If you reduce our Office's reorganization and priority reallocation announcement in October 2010 to its bare essence, there are three major new substantive initiatives:
1) National Security;
2) Civil Rights; and
3) Affirmative Civil Enforcement.
In selecting Mike Comber to head the Civil Division of the United States Attorney's Office, I wanted to leverage his broad experience as an Assistant United States Attorney, and as a private practitioner, his superb cyber skills and his great intelligence, energy and judgment. I have charged Mike with ensuring that our work here reflect the commitment of our national priority to pursue government fraud and abuse. That directive specifically requires a more vigorous Affirmative Civil Enforcement effort including a reinvigorated Qui Tam program.
We have begun with an assessment of our past performance on ACE. Let me share that with you.
In the past, our Office dedicated only one AUSA to ACE, but his time was split between ACE and other matters.
In addition, several years ago the Department of Health and Human Services removed its Office of Inspector General from this District and we are serviced remotely from Philadelphia. This has effectively dried up health care fraud litigation in our District.
Our review disclosed approximately less than 100 Qui Tam matters referred to our office over the last ten years. We had not intervened on the merits in any and many requests were still pending and others were unsealed without an intervention decision.
Our total ACE recoveries in the District in the Fiscal Year closing immediately prior to my arrival were $5.5 million. This compares to $25 million in the Middle District of Pennsylvania and $420 million in the Eastern District of Pennsylvania. The numbers tell the story and the undeniable fact is that ACE was not a priority in former times.
That has changed. ACE is a priority here now. This performance will improve.
Our plan is as follows:
1) In November, we announced that our first priority hire would be the hiring of an ACE coordinator. While this position was advertised, the Department announced a hiring freeze. Nonetheless, we will fill the position as soon as the freeze is lifted.
2) We are devising strategies to substitute our own investigative program to account for the lack of proximate HHS resources to do investigations and develop cases.
3) We have re-allocated resources and now have four AUSAs devoting time to ACE and three AUSAs plugged into health care fraud.
4) We are emphasizing health care fraud but also expanding ACE to include civil rights, housing, transportation, education and other areas of fraud and abuse.
5) We are reviewing all allocations of Recovery Act funds and seeking to find and pursue fraud aggressively.
6) We have refined our investigative review process to shorten seal periods. This is more efficient and fair to relators and defendants.
And, of course, through outreach programs including programs like this one, we are alerting stakeholders that we are changing course and inviting private assistance through Qui Tam litigation.
The positive results have been immediate - this year already, we have intervened in one matter and obtained the Department's approval to intervene in a second matter, and several others under review will be acted upon in the very near future. We are also cleaning up a huge backlog of unaddressed and old matters to make room for new cases which will come.

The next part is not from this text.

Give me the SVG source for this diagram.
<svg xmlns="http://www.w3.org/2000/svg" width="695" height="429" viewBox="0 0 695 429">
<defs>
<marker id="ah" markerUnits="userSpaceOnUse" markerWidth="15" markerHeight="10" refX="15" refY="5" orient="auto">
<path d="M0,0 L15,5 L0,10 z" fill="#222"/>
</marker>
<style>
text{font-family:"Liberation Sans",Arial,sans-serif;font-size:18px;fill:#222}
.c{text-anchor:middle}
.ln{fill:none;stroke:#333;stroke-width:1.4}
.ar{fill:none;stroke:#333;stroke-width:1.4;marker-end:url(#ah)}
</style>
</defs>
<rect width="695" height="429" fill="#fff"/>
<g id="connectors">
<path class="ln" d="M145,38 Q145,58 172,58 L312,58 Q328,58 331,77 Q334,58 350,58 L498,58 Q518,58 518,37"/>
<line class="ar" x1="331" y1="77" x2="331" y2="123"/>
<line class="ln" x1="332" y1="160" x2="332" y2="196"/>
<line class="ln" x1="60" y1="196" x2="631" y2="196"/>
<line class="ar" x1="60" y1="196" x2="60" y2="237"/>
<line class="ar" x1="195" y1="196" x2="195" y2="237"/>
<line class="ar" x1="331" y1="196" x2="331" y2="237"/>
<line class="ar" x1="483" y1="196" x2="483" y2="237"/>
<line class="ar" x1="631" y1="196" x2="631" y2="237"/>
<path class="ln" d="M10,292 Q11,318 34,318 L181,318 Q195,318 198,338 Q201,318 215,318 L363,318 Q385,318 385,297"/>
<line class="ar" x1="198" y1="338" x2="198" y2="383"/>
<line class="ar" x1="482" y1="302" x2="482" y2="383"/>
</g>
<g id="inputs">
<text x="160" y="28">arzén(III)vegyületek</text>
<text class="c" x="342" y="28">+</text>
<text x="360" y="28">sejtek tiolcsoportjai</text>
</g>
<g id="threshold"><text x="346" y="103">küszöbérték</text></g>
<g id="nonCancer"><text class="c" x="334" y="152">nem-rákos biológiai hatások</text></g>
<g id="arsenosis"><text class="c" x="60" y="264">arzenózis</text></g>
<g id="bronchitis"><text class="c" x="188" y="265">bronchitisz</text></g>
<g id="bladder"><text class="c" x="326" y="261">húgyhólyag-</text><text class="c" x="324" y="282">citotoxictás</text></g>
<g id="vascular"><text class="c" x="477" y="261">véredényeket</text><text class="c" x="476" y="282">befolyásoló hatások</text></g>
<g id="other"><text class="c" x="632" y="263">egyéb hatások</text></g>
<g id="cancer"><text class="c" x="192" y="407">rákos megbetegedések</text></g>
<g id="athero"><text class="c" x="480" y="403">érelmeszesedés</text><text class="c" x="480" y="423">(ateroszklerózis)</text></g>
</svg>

While we are approaching this effort aggressively, we are most mindful of a need to be balanced. We recognize that not all relators and whistle blowers have pure motives; and not all allegations are well-founded. We need both good relators counsel and good defense counsel in this effort to wage the battle for justice for our citizens.

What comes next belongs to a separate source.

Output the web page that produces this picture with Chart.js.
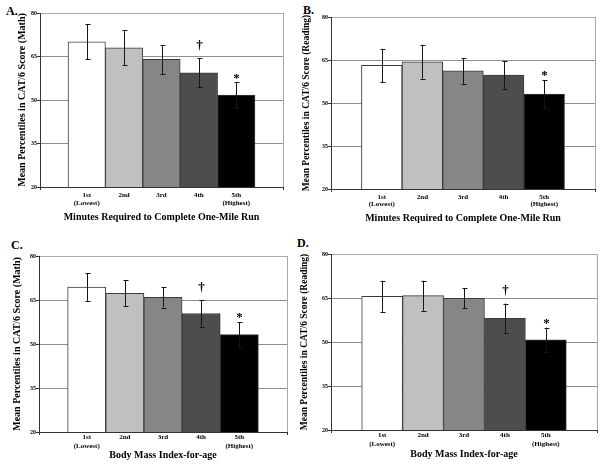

Our goal is to have an active, effective and balanced ACE effort making full use of our relator partners and to intervene when we see that our direct participation in the litigation is justified and warranted.
I want to close with an observation. For whatever reason, government fraud and abuse is ubiquitous. Benjamin Franklin observed many years ago "there is no kind of dishonesty into which good people more easily and frequently fall than that of defrauding the government." Since Franklin's time, the problem has worsened. We aim to do our part; to carry our load; and to follow the leadership of the Attorney General to meet today's challenge. But, we need your help - our fellow citizens need your help. The effort to reduce government fraud and abuse can be led by us but the problem is so large we need whistle blowers, relators, and committed lawyers on both sides to wage war and bring justice to those who steal from the government.
My thanks to the organizers of this important conference and I offer special thanks to Judge Fischer, Harry Litman, Tina Miller, Tom Farrell, Marc Raspanti and especially Mike Comber who is tireless and indefatigable in his good work.
We look forward to working with you, and I hope you have a good session today.